There is not enough time or space to review all of the extreme cases in which the judicial system intervened, when there is a chasm between them and a reasonable legal decision. What has been accepted in Israel for the past decades has no precedent, and has no equivalent in other countries. At least until the 1980s, the judiciary practiced self-restraint, which is the exact opposite of what is accepted today.

It was not only right-wing elected officials who suffered from the hand of activism. The two terms of office of the late Prime Minister Yitzhak Rabin ended in sharp clashes with the Attorney General and the Supreme Court. More than once, Rabin expressed his opinion on these institutions in extremely harsh terms. In 1977, the Attorney General, Professor Aharon Barak, forced Rabin to resign from his post close to the revolutionary elections that were held a few weeks later. This is, of course, the issue of the Dollar Account affair- a technical offense that would normally have ended in an administrative fine. But Barak, the Prime Minister’s advisor, explained to Prime Minister Rabin that if he refused to resign, he himself as a “representative of the public interest” would submit a petition to the High Court to force the resignation. Can anyone describe the equivalent of an Attorney General who would behave this way towards those who are supposed to receive his assistance?

In 1993, the Attorney General demanded that Rabin fire Minister Deri and Deputy Minister Pinhasi who were accused (but not yet convicted) of crimes. Rabin refused and was prevented from presenting his position in a reasonable manner before the High Court. Aharon Barak – this time as a judge of the Supreme Court – supported the removal of Deri and Pinhasi even though this was not backed by any law. Rabin’s position was not accepted, and the position of the “reasonable Prime Minister” was surely that of  the Attorney General. It is this position that was adopted and instituted on that occasion, without the backing of the Knesset, in the famous “Pinhasi-Deri Procedure”. This law was repealed by the Knesset in an ambiguous manner, when the new  “Basic Law: The Government” was adopted in 2001 However, despite this clarification, judges, including the current president of the court Esther Hayut, expressed their opinion that the Pinhasi-Deri rule is valid and exists.
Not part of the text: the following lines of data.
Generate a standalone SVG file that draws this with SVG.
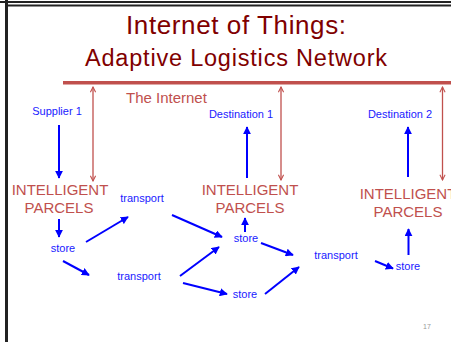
<svg xmlns="http://www.w3.org/2000/svg" width="451" height="342" viewBox="0 0 451 342">
<style>
.title{font-family:"Liberation Sans",Arial,sans-serif;fill:#800000;text-anchor:middle}
.red{font-family:"Liberation Sans",Arial,sans-serif;fill:#C0504D;font-size:15px;text-anchor:middle}
.blue{font-family:"Liberation Sans",Arial,sans-serif;fill:#1a1aff;font-size:11px;text-anchor:middle}
.ba{stroke:#0000ff;stroke-width:2;fill:none;marker-end:url(#bh)}
.ra{stroke:#C0504D;stroke-width:1.3;fill:none;marker-start:url(#rh);marker-end:url(#rh)}
</style>
<defs>
<marker id="bh" viewBox="0 0 10 10" refX="9" refY="5" markerWidth="4" markerHeight="4" orient="auto" markerUnits="strokeWidth">
<path d="M0,0 L10,5 L0,10 z" fill="#0000ff"/>
</marker>
<marker id="rh" viewBox="0 0 10 10" refX="9" refY="5" markerWidth="5" markerHeight="5" orient="auto-start-reverse" markerUnits="strokeWidth">
<path d="M1,1 L9,5 L1,9" fill="none" stroke="#C0504D" stroke-width="1.6"/>
</marker>
</defs>
<rect width="451" height="342" fill="#fff"/>
<g id="frame" fill="#222">
<rect x="0" y="1" width="451" height="2"/>
<rect x="7" y="4.5" width="444" height="2"/>
<rect x="5" y="0" width="3" height="342"/>
</g>
<g id="title">
<text class="title" x="236" y="34" font-size="26" textLength="220">Internet of Things:</text>
<text class="title" x="236" y="66" font-size="23.5" textLength="302">Adaptive Logistics Network</text>
</g>
<g id="internet">
<rect x="63" y="81" width="388" height="3.5" fill="#C0504D"/>
<text class="red" x="126" y="103" style="text-anchor:start">The Internet</text>
</g>
<g id="supplier1"><text class="blue" x="57" y="115">Supplier 1</text></g>
<g id="destination1"><text class="blue" x="241" y="118">Destination 1</text></g>
<g id="destination2"><text class="blue" x="400" y="118">Destination 2</text></g>
<g id="parcels1"><text class="red" x="60" y="195">INTELLIGENT</text><text class="red" x="59" y="212.5">PARCELS</text></g>
<g id="parcels2"><text class="red" x="250" y="195">INTELLIGENT</text><text class="red" x="250" y="212.5">PARCELS</text></g>
<g id="parcels3"><text class="red" x="408" y="199">INTELLIGENT</text><text class="red" x="408" y="217">PARCELS</text></g>
<g id="transport1"><text class="blue" x="142" y="202">transport</text></g>
<g id="store1"><text class="blue" x="63" y="252">store</text></g>
<g id="transport2"><text class="blue" x="139" y="280">transport</text></g>
<g id="store2"><text class="blue" x="246" y="242">store</text></g>
<g id="store3"><text class="blue" x="245" y="298">store</text></g>
<g id="transport3"><text class="blue" x="336" y="259">transport</text></g>
<g id="store4"><text class="blue" x="408" y="270">store</text></g>
<g id="page"><text x="427" y="329" font-family="Liberation Sans,Arial,sans-serif" font-size="7" fill="#999" text-anchor="middle">17</text></g>
<g id="connectors">
<line class="ra" x1="93" y1="87" x2="93" y2="181"/>
<line class="ra" x1="281" y1="87" x2="281" y2="180"/>
<line class="ra" x1="442.5" y1="87" x2="442.5" y2="180"/>
<line class="ba" x1="59" y1="125" x2="59" y2="178"/>
<line class="ba" x1="247" y1="178" x2="247" y2="127"/>
<line class="ba" x1="408" y1="177" x2="408" y2="127"/>
<line class="ba" x1="59" y1="219" x2="59" y2="237"/>
<line class="ba" x1="86" y1="242" x2="128" y2="217"/>
<line class="ba" x1="63" y1="261" x2="89" y2="275"/>
<line class="ba" x1="172" y1="215" x2="222" y2="237"/>
<line class="ba" x1="180" y1="276" x2="219" y2="247"/>
<line class="ba" x1="183" y1="283" x2="227" y2="294"/>
<line class="ba" x1="245" y1="232" x2="245" y2="218"/>
<line class="ba" x1="261" y1="243" x2="293" y2="255"/>
<line class="ba" x1="265" y1="294" x2="299" y2="267"/>
<line class="ba" x1="375" y1="261" x2="393" y2="268.5"/>
<line class="ba" x1="408.5" y1="255" x2="408.5" y2="229"/>
</g>
</svg>
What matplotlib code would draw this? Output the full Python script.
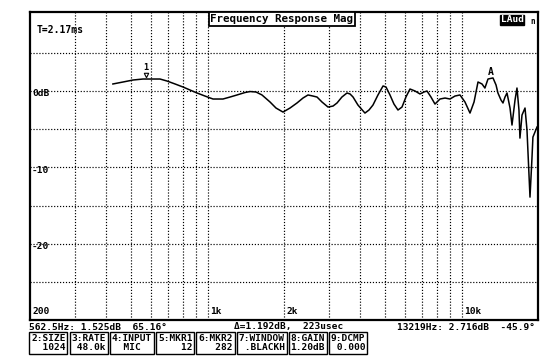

This state of affairs, which in the opinion of this writer borders on real madness and chaos, has resulted in much more extreme reform demands than those currently being discussed in the Knesset, even by members of the Knesset currently serving in the opposition factions. They deny their past proposals and statements and join the crowd opposing the reform in chanting “Democracy! Democracy!” or “Shame! Shame!”.

Dialogue will achieve better results than protest:

In the first phase of restoring the justice system, the coalition claims to address four issues:

  • Levin and Rothman’s proposals recognize for the first time the Supreme Court’s right to invalidate laws. This position is moderate and quite conciliatory. The debate is about the majority that will be required from the Supreme Court for disqualification and the majority by which the Knesset will be able to overcome the disqualification if the Knesset finds that to be unacceptable. 
  • A second key issue is the change in the composition of the committee for the appointment of judges. In the vast majority of democratic countries – and in particular in parliamentary democracies – the judges are appointed by those who hold a majority in the parliament, the coalition or the government supported by the parliamentary majority. Levin and Rothman’s proposals support both the representation of the judiciary and the representation of the opposition in the committee – something that does not exist in many celebrated democratic countries. The exact composition of the committee is open to discussion.
  • A third major issue is the regulation of the functions of the Attorney General: the separation of functions, as proposed by respected expert committees in the past, headed by presidents of the Supreme Court. In this area, the intention is to also deal with arrangements for auditing the Attorney General and the State Attorney’s Office and the unlimited power that the ombudsmen currently have in the government ministries.
  • The fourth main issue at hand is the use of the standard of reasonableness in the judges’ decisions. Today, the judges can, based on the reasonableness standard, invalidate the intentions of the executive authority even when they are legal and meet the requirements of common administrative law such as “intra vires“, “absence of conflict of interest” and “avoidance of discrimination”. “Reasonableness” is largely a subjective matter. From the beginning, the Minister of Justice declared a total cancellation of the use of the reasonableness standard, but now it is clear that the coalition is willing to compromise on this matter as well.

On all issues, the Minister of Justice and the chairman of the Knesset’s Constitution, Law and Justice Committee made it clear that they are interested in a compromise with the members of the opposition and that they are not interested in forcing a unilateral settlement through the coalition’s majority in the Knesset. This attitude is also reflected in the confidential talks held at the President’s residence. Unfortunately, all opposition factions refuse to negotiate “until the legislative process is stopped completely” and instead dedicate all their efforts to protesting.

There is no doubt that many – perhaps even the majority of those who oppose the current legislation – believe wholeheartedly that the legislation promoted by the coalition endangers democracy. However, it is hard to believe that those who challenge the intentions of the legislation are aware of the facts presented above. Divisiveness and incitement may contribute to their beliefs and actions.The way is still open to compromises and de-escalation. Unfortunately, the opposition’s refusal to negotiate and the extreme and unprecedented protest actions are causing serious and irreversible damage to Israel. Political and social polarization broke records and Israel’s image in the world as a stable democracy was severely damaged. May these words lead to the de-escalation and compromise we need no less than the judicial reforms.